### [WORK TO BE COMPLETED]
Print the listing as it stands, omitting all images.

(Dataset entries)
□ □ □ □
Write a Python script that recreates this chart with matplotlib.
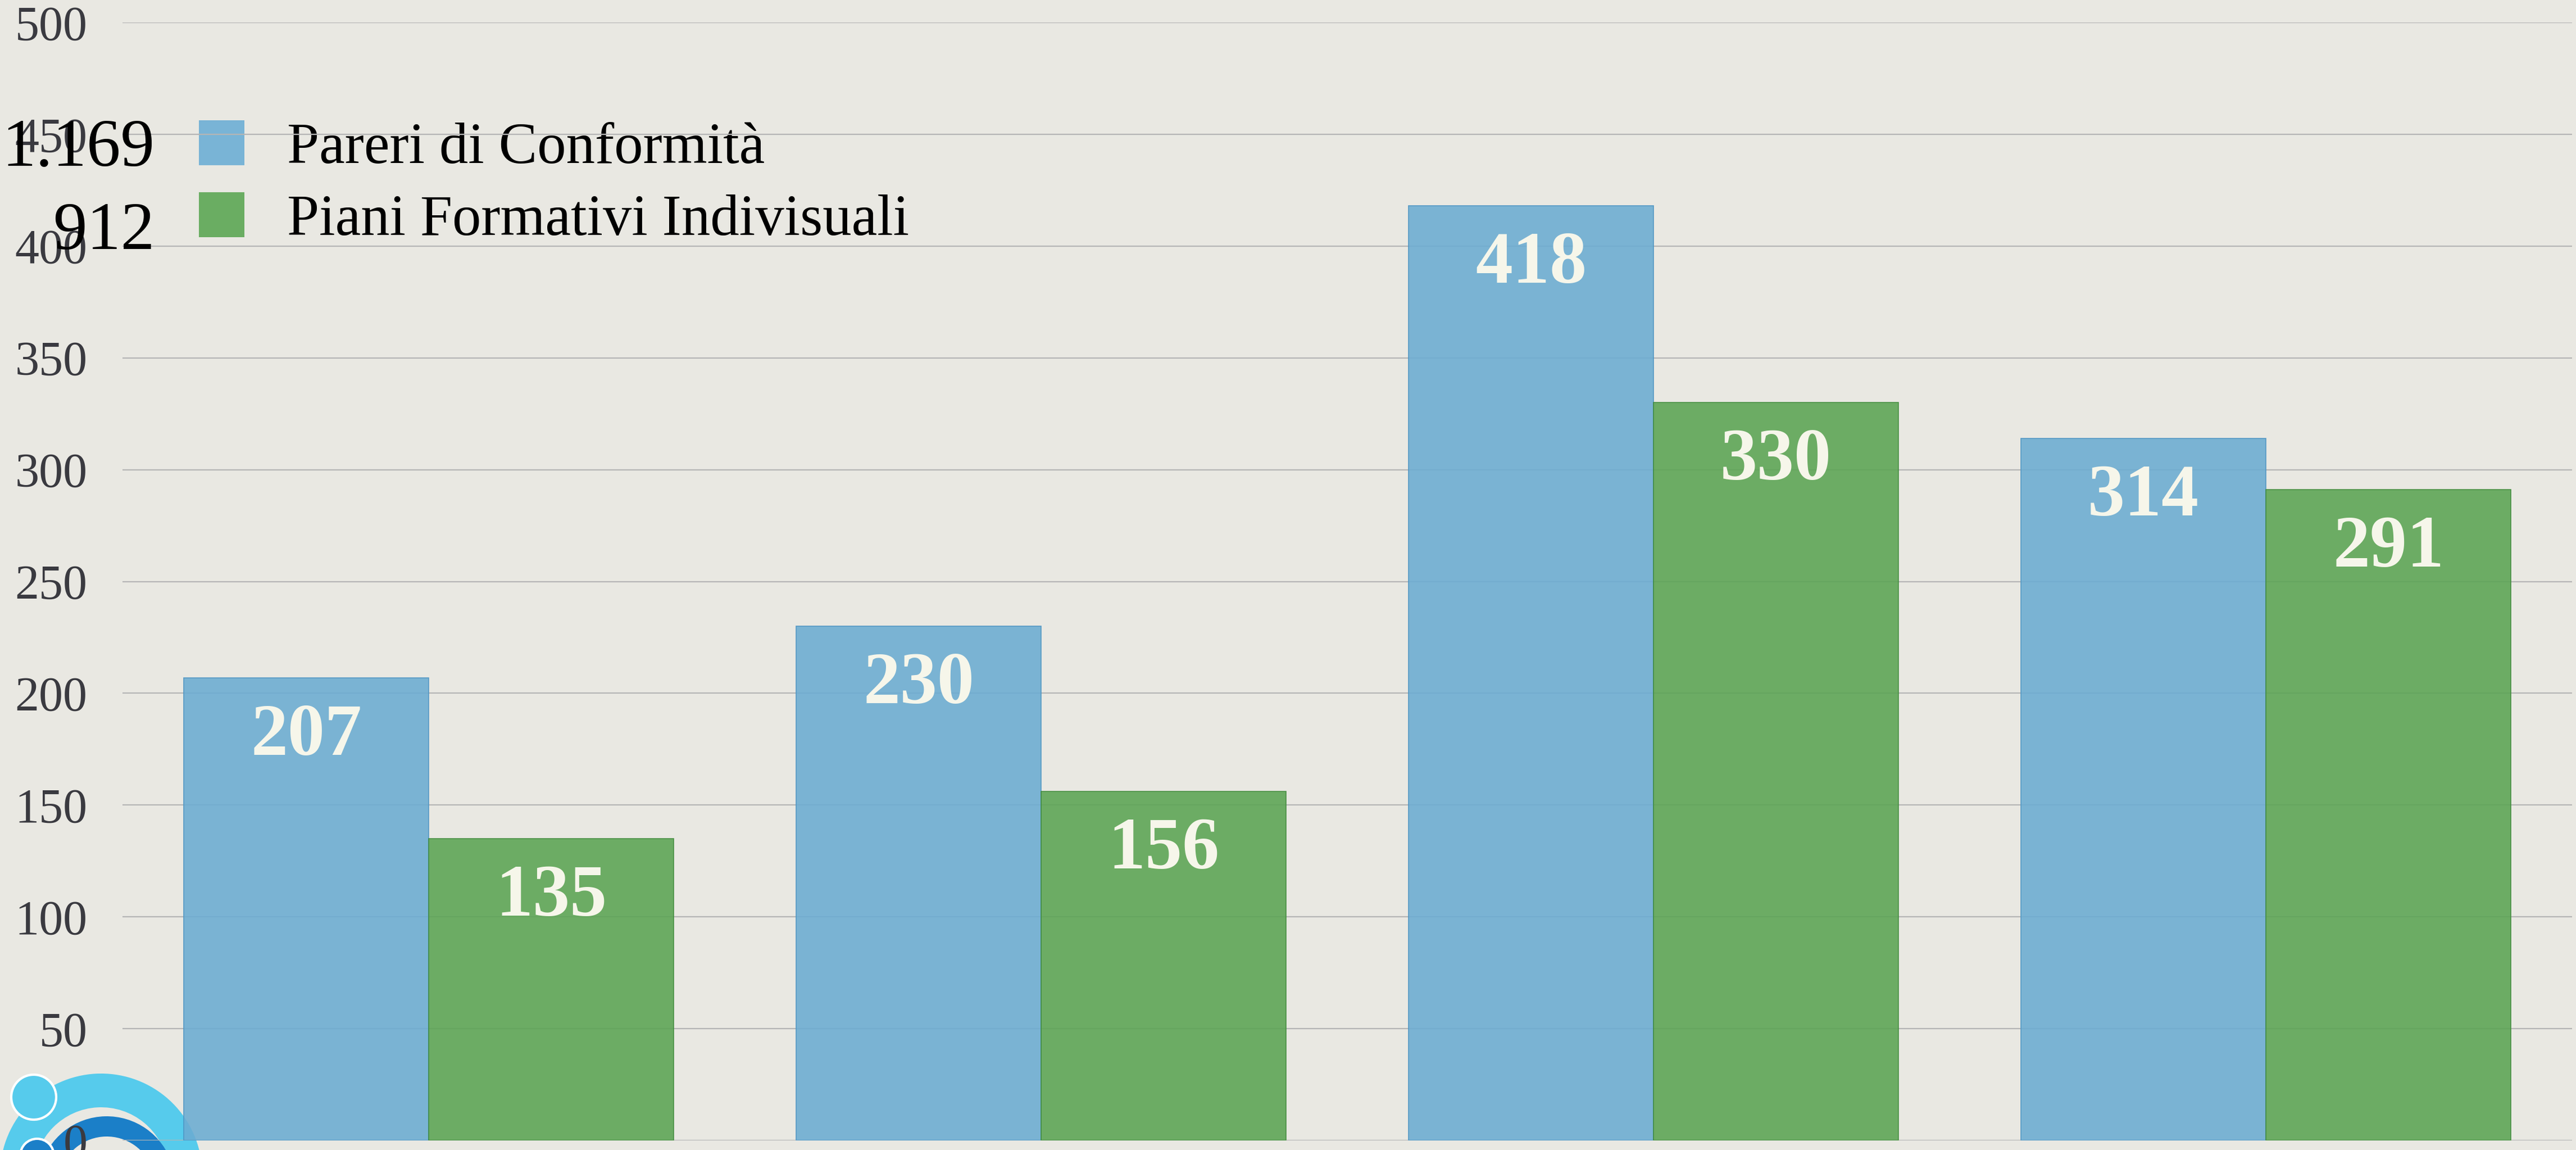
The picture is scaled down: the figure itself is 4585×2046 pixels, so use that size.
import numpy as np
import matplotlib
matplotlib.use("Agg")
import matplotlib.pyplot as plt
from matplotlib.patches import Rectangle, Wedge, Circle

# ---- data ----
series_names = ["Pareri di Conformità", "Piani Formativi Indivisuali"]
pareri = [207, 230, 418, 314]
piani = [135, 156, 330, 291]
y_ticks = [0, 50, 100, 150, 200, 250, 300, 350, 400, 450, 500]

# ---- style ----
paper = "#e9e8e2"
blue = "#6bacd2"
green = "#5ba453"
blue_leg = "#79b4d6"
green_leg = "#6aad62"
W, H = 4585, 2046
DPI = 100

plt.rcParams["font.family"] = ["Liberation Serif", "DejaVu Serif"]

fig = plt.figure(figsize=(W / DPI, H / DPI), dpi=DPI, facecolor=paper)

# background overlay in pixel coordinates (y up)
ax0 = fig.add_axes([0, 0, 1, 1], zorder=0)
ax0.set_xlim(0, W)
ax0.set_ylim(0, H)
ax0.axis("off")

# logo (bottom-left, partially visible)
light = "#56cbec"
dark = "#1b7fc8"
ax0.add_patch(Wedge((180, -44), 180, 8, 178, width=60, facecolor=light, edgecolor="none"))
ax0.add_patch(Circle((60, 94), 40, facecolor=light, edgecolor="white", linewidth=3))
ax0.add_patch(Wedge((190, -62), 122, 18, 165, width=36, facecolor=dark, edgecolor="none"))
ax0.add_patch(Circle((66, -10), 30, facecolor=dark, edgecolor="white", linewidth=3))

# main axes
left, right = 218, 4578
bottom_px, top_px = 2029, 40
ax = fig.add_axes([left / W, (H - bottom_px) / H, (right - left) / W, (bottom_px - top_px) / H], zorder=1)
ax.set_facecolor("none")

x = np.arange(len(pareri))
w = 0.4
b1 = ax.bar(x - w / 2, pareri, w, color=blue, alpha=0.88, edgecolor="#4b93c2", linewidth=1.2, zorder=2)
b2 = ax.bar(x + w / 2, piani, w, color=green, alpha=0.88, edgecolor="#3f8a3b", linewidth=1.2, zorder=2)

for bars, vals in ((b1, pareri), (b2, piani)):
    for r, v in zip(bars, vals):
        ax.annotate(str(v), (r.get_x() + r.get_width() / 2, v), xytext=(0, -76),
                    textcoords="offset points", ha="center", va="center",
                    fontsize=95, fontweight="bold", color="#f6f6ea", zorder=3)

ax.set_xlim(-0.5, len(pareri) - 0.5)
ax.set_ylim(0, 500)
ax.set_yticks(y_ticks)
ax.set_yticklabels([str(t) for t in y_ticks])
ax.set_xticks([])
ax.tick_params(axis="y", length=0, pad=45, labelsize=62, labelcolor="#3a3a40")
ax.yaxis.grid(True, color="#b5b5b5", linewidth=1.6, zorder=0)
ax.set_axisbelow(True)
for s in ax.spines.values():
    s.set_visible(False)

# legend with totals (pixel coordinates, y up)
def it_fmt(n):
    return f"{n:,}".replace(",", ".")

totals = [sum(pareri), sum(piani)]
leg_rows = [(1752, blue_leg, 1756, 1751), (1624, green_leg, 1628, 1603)]
for (sq_y, col, txt_y, tot_y), name, tot in zip(leg_rows, series_names, totals):
    ax0.add_patch(Rectangle((354, sq_y), 81, 80, facecolor=col, edgecolor="none"))
    ax0.text(511, txt_y, name, ha="left", va="baseline", fontsize=74, color="black")
    fig.text(275 / W, tot_y / H, it_fmt(tot), ha="right", va="baseline", fontsize=87,
             color="black", zorder=5)

fig.savefig("out.png", dpi=DPI, facecolor=paper)
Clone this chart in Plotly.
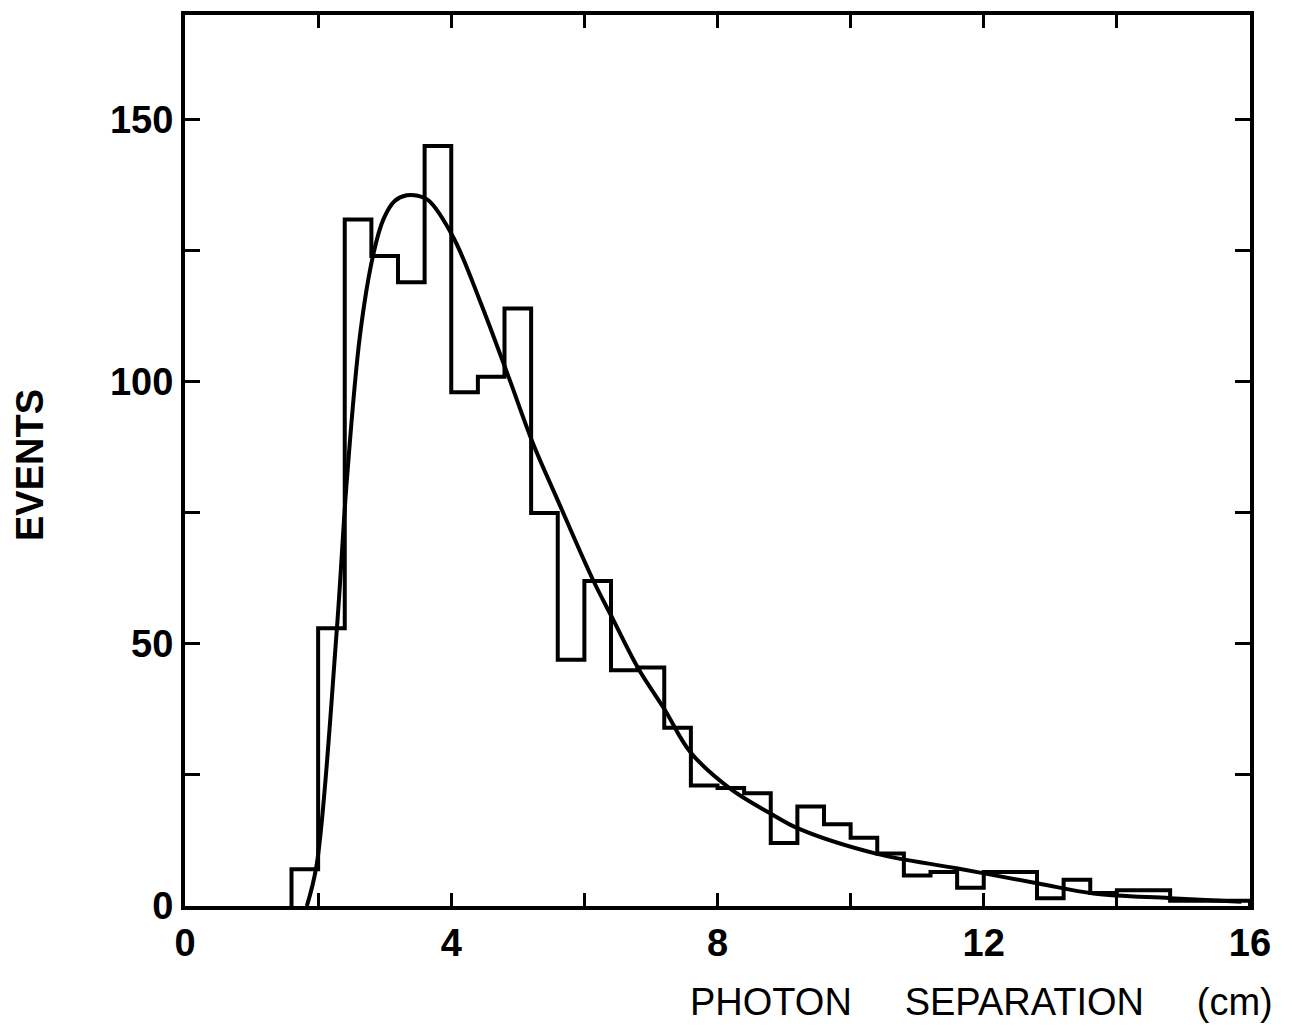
import numpy as np
import plotly.graph_objects as go

# ---- data ----
bin_width = 0.4
bin_left = [1.6, 2.0, 2.4, 2.8, 3.2, 3.6, 4.0, 4.4, 4.8, 5.2, 5.6, 6.0,
            6.4, 6.8, 7.2, 7.6, 8.0, 8.4, 8.8, 9.2, 9.6, 10.0, 10.4, 10.8,
            11.2, 11.6, 12.0, 12.4, 12.8, 13.2, 13.6, 14.0, 14.4, 14.8, 15.2, 15.6]
events = [7, 53, 131, 124, 119, 145, 98, 101, 114, 75, 47, 62,
          45, 45.5, 34, 23, 22.5, 21.5, 12, 19, 15.6, 13, 10, 5.8,
          6.5, 3.5, 6.5, 6.5, 1.5, 5, 2.5, 3, 3, 1, 1, 1]

fit_x = [1.83, 1.98, 2.28, 2.43, 2.63, 2.83, 2.98, 3.15, 3.33, 3.5, 3.66, 4.03,
         4.43, 4.86, 5.23, 5.6, 6.13, 6.41, 6.81, 7.21, 7.59, 8.19, 8.79, 9.21,
         10.38, 11.59, 12.82, 13.65, 14.8, 15.87]
fit_y = [0, 8, 52.6, 81, 109, 124.4, 131, 134.5, 135.6, 135.5, 134.6, 127.6,
         115.5, 101, 88.2, 77.4, 62.2, 55.2, 45.3, 37.4, 29.4, 22.4, 17.7, 14.8,
         10, 7.2, 4.3, 2.4, 1.5, 0.8]

x_tick_vals = [0, 4, 8, 12, 16]
x_minor_vals = [2, 6, 10, 14]
y_tick_vals = [0, 25, 50, 75, 100, 125, 150]
y_tick_text = ["0", "", "50", "", "100", "", "150"]

# ---- build step outline ----
hx = [bin_left[0]] + list(bin_left) + [bin_left[-1] + bin_width, bin_left[-1] + bin_width]
hy = [0] + list(events) + [events[-1], 0]

fig = go.Figure()
fig.add_trace(go.Scatter(x=hx, y=hy, mode="lines", line=dict(shape="hv", color="black", width=4),
                         hoverinfo="skip", showlegend=False))
fig.add_trace(go.Scatter(x=fit_x, y=fit_y, mode="lines",
                         line=dict(shape="spline", smoothing=1.0, color="black", width=4),
                         hoverinfo="skip", showlegend=False))

font_family = "Liberation Sans, Arial, sans-serif"
tick_font = dict(family=font_family, size=38, color="black", weight="bold")

fig.update_layout(
    width=1295, height=1035,
    margin=dict(l=185, r=45, t=15, b=129),
    paper_bgcolor="white", plot_bgcolor="white",
    showlegend=False,
    xaxis=dict(range=[0, 16], tickmode="array", tickvals=x_tick_vals,
               ticktext=[str(v) for v in x_tick_vals],
               ticks="inside", ticklen=13, tickwidth=3, tickcolor="black",
               minor=dict(tickvals=x_minor_vals, ticks="inside", ticklen=13, tickwidth=3, tickcolor="black"),
               showline=True, linewidth=4, linecolor="black", mirror="ticks",
               showgrid=False, zeroline=False, tickfont=tick_font),
    yaxis=dict(range=[0, 170], tickmode="array", tickvals=y_tick_vals, ticktext=y_tick_text,
               ticks="inside", ticklen=15, tickwidth=3, tickcolor="black",
               showline=True, linewidth=4, linecolor="black", mirror="ticks",
               showgrid=False, zeroline=False, tickfont=tick_font),
    annotations=[
        dict(text="EVENTS", xref="paper", yref="paper", x=-0.1455, y=0.495,
             textangle=-90, showarrow=False, xanchor="center", yanchor="middle",
             font=dict(family=font_family, size=38, color="black", weight="bold")),
        dict(text="PHOTON" + "&nbsp;" * 5 + "SEPARATION" + "&nbsp;" * 5 + "(cm)",
             xref="paper", yref="paper",
             x=1.0235, y=-0.1077, showarrow=False, xanchor="right", yanchor="middle",
             font=dict(family=font_family, size=38, color="black")),
    ],
)

fig.write_html("out.html")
□ □ □ □
### [RESULT OF THIS TASK]
Write a Python script that recreates this chart with matplotlib.
The picture is scaled down: the figure itself is 4585×2046 pixels, so use that size.
import numpy as np
import matplotlib
matplotlib.use("Agg")
import matplotlib.pyplot as plt
from matplotlib.patches import Rectangle, Wedge, Circle

# ---- data ----
series_names = ["Pareri di Conformità", "Piani Formativi Indivisuali"]
pareri = [207, 230, 418, 314]
piani = [135, 156, 330, 291]
y_ticks = [0, 50, 100, 150, 200, 250, 300, 350, 400, 450, 500]

# ---- style ----
paper = "#e9e8e2"
blue = "#6bacd2"
green = "#5ba453"
blue_leg = "#79b4d6"
green_leg = "#6aad62"
W, H = 4585, 2046
DPI = 100

plt.rcParams["font.family"] = ["Liberation Serif", "DejaVu Serif"]

fig = plt.figure(figsize=(W / DPI, H / DPI), dpi=DPI, facecolor=paper)

# background overlay in pixel coordinates (y up)
ax0 = fig.add_axes([0, 0, 1, 1], zorder=0)
ax0.set_xlim(0, W)
ax0.set_ylim(0, H)
ax0.axis("off")

# logo (bottom-left, partially visible)
light = "#56cbec"
dark = "#1b7fc8"
ax0.add_patch(Wedge((180, -44), 180, 8, 178, width=60, facecolor=light, edgecolor="none"))
ax0.add_patch(Circle((60, 94), 40, facecolor=light, edgecolor="white", linewidth=3))
ax0.add_patch(Wedge((190, -62), 122, 18, 165, width=36, facecolor=dark, edgecolor="none"))
ax0.add_patch(Circle((66, -10), 30, facecolor=dark, edgecolor="white", linewidth=3))

# main axes
left, right = 218, 4578
bottom_px, top_px = 2029, 40
ax = fig.add_axes([left / W, (H - bottom_px) / H, (right - left) / W, (bottom_px - top_px) / H], zorder=1)
ax.set_facecolor("none")

x = np.arange(len(pareri))
w = 0.4
b1 = ax.bar(x - w / 2, pareri, w, color=blue, alpha=0.88, edgecolor="#4b93c2", linewidth=1.2, zorder=2)
b2 = ax.bar(x + w / 2, piani, w, color=green, alpha=0.88, edgecolor="#3f8a3b", linewidth=1.2, zorder=2)

for bars, vals in ((b1, pareri), (b2, piani)):
    for r, v in zip(bars, vals):
        ax.annotate(str(v), (r.get_x() + r.get_width() / 2, v), xytext=(0, -76),
                    textcoords="offset points", ha="center", va="center",
                    fontsize=95, fontweight="bold", color="#f6f6ea", zorder=3)

ax.set_xlim(-0.5, len(pareri) - 0.5)
ax.set_ylim(0, 500)
ax.set_yticks(y_ticks)
ax.set_yticklabels([str(t) for t in y_ticks])
ax.set_xticks([])
ax.tick_params(axis="y", length=0, pad=45, labelsize=62, labelcolor="#3a3a40")
ax.yaxis.grid(True, color="#b5b5b5", linewidth=1.6, zorder=0)
ax.set_axisbelow(True)
for s in ax.spines.values():
    s.set_visible(False)

# legend with totals (pixel coordinates, y up)
def it_fmt(n):
    return f"{n:,}".replace(",", ".")

totals = [sum(pareri), sum(piani)]
leg_rows = [(1752, blue_leg, 1756, 1751), (1624, green_leg, 1628, 1603)]
for (sq_y, col, txt_y, tot_y), name, tot in zip(leg_rows, series_names, totals):
    ax0.add_patch(Rectangle((354, sq_y), 81, 80, facecolor=col, edgecolor="none"))
    ax0.text(511, txt_y, name, ha="left", va="baseline", fontsize=74, color="black")
    fig.text(275 / W, tot_y / H, it_fmt(tot), ha="right", va="baseline", fontsize=87,
             color="black", zorder=5)

fig.savefig("out.png", dpi=DPI, facecolor=paper)
Clone this chart in Plotly.
import numpy as np
import plotly.graph_objects as go

# ---- data ----
bin_width = 0.4
bin_left = [1.6, 2.0, 2.4, 2.8, 3.2, 3.6, 4.0, 4.4, 4.8, 5.2, 5.6, 6.0,
            6.4, 6.8, 7.2, 7.6, 8.0, 8.4, 8.8, 9.2, 9.6, 10.0, 10.4, 10.8,
            11.2, 11.6, 12.0, 12.4, 12.8, 13.2, 13.6, 14.0, 14.4, 14.8, 15.2, 15.6]
events = [7, 53, 131, 124, 119, 145, 98, 101, 114, 75, 47, 62,
          45, 45.5, 34, 23, 22.5, 21.5, 12, 19, 15.6, 13, 10, 5.8,
          6.5, 3.5, 6.5, 6.5, 1.5, 5, 2.5, 3, 3, 1, 1, 1]

fit_x = [1.83, 1.98, 2.28, 2.43, 2.63, 2.83, 2.98, 3.15, 3.33, 3.5, 3.66, 4.03,
         4.43, 4.86, 5.23, 5.6, 6.13, 6.41, 6.81, 7.21, 7.59, 8.19, 8.79, 9.21,
         10.38, 11.59, 12.82, 13.65, 14.8, 15.87]
fit_y = [0, 8, 52.6, 81, 109, 124.4, 131, 134.5, 135.6, 135.5, 134.6, 127.6,
         115.5, 101, 88.2, 77.4, 62.2, 55.2, 45.3, 37.4, 29.4, 22.4, 17.7, 14.8,
         10, 7.2, 4.3, 2.4, 1.5, 0.8]

x_tick_vals = [0, 4, 8, 12, 16]
x_minor_vals = [2, 6, 10, 14]
y_tick_vals = [0, 25, 50, 75, 100, 125, 150]
y_tick_text = ["0", "", "50", "", "100", "", "150"]

# ---- build step outline ----
hx = [bin_left[0]] + list(bin_left) + [bin_left[-1] + bin_width, bin_left[-1] + bin_width]
hy = [0] + list(events) + [events[-1], 0]

fig = go.Figure()
fig.add_trace(go.Scatter(x=hx, y=hy, mode="lines", line=dict(shape="hv", color="black", width=4),
                         hoverinfo="skip", showlegend=False))
fig.add_trace(go.Scatter(x=fit_x, y=fit_y, mode="lines",
                         line=dict(shape="spline", smoothing=1.0, color="black", width=4),
                         hoverinfo="skip", showlegend=False))

font_family = "Liberation Sans, Arial, sans-serif"
tick_font = dict(family=font_family, size=38, color="black", weight="bold")

fig.update_layout(
    width=1295, height=1035,
    margin=dict(l=185, r=45, t=15, b=129),
    paper_bgcolor="white", plot_bgcolor="white",
    showlegend=False,
    xaxis=dict(range=[0, 16], tickmode="array", tickvals=x_tick_vals,
               ticktext=[str(v) for v in x_tick_vals],
               ticks="inside", ticklen=13, tickwidth=3, tickcolor="black",
               minor=dict(tickvals=x_minor_vals, ticks="inside", ticklen=13, tickwidth=3, tickcolor="black"),
               showline=True, linewidth=4, linecolor="black", mirror="ticks",
               showgrid=False, zeroline=False, tickfont=tick_font),
    yaxis=dict(range=[0, 170], tickmode="array", tickvals=y_tick_vals, ticktext=y_tick_text,
               ticks="inside", ticklen=15, tickwidth=3, tickcolor="black",
               showline=True, linewidth=4, linecolor="black", mirror="ticks",
               showgrid=False, zeroline=False, tickfont=tick_font),
    annotations=[
        dict(text="EVENTS", xref="paper", yref="paper", x=-0.1455, y=0.495,
             textangle=-90, showarrow=False, xanchor="center", yanchor="middle",
             font=dict(family=font_family, size=38, color="black", weight="bold")),
        dict(text="PHOTON" + "&nbsp;" * 5 + "SEPARATION" + "&nbsp;" * 5 + "(cm)",
             xref="paper", yref="paper",
             x=1.0235, y=-0.1077, showarrow=False, xanchor="right", yanchor="middle",
             font=dict(family=font_family, size=38, color="black")),
    ],
)

fig.write_html("out.html")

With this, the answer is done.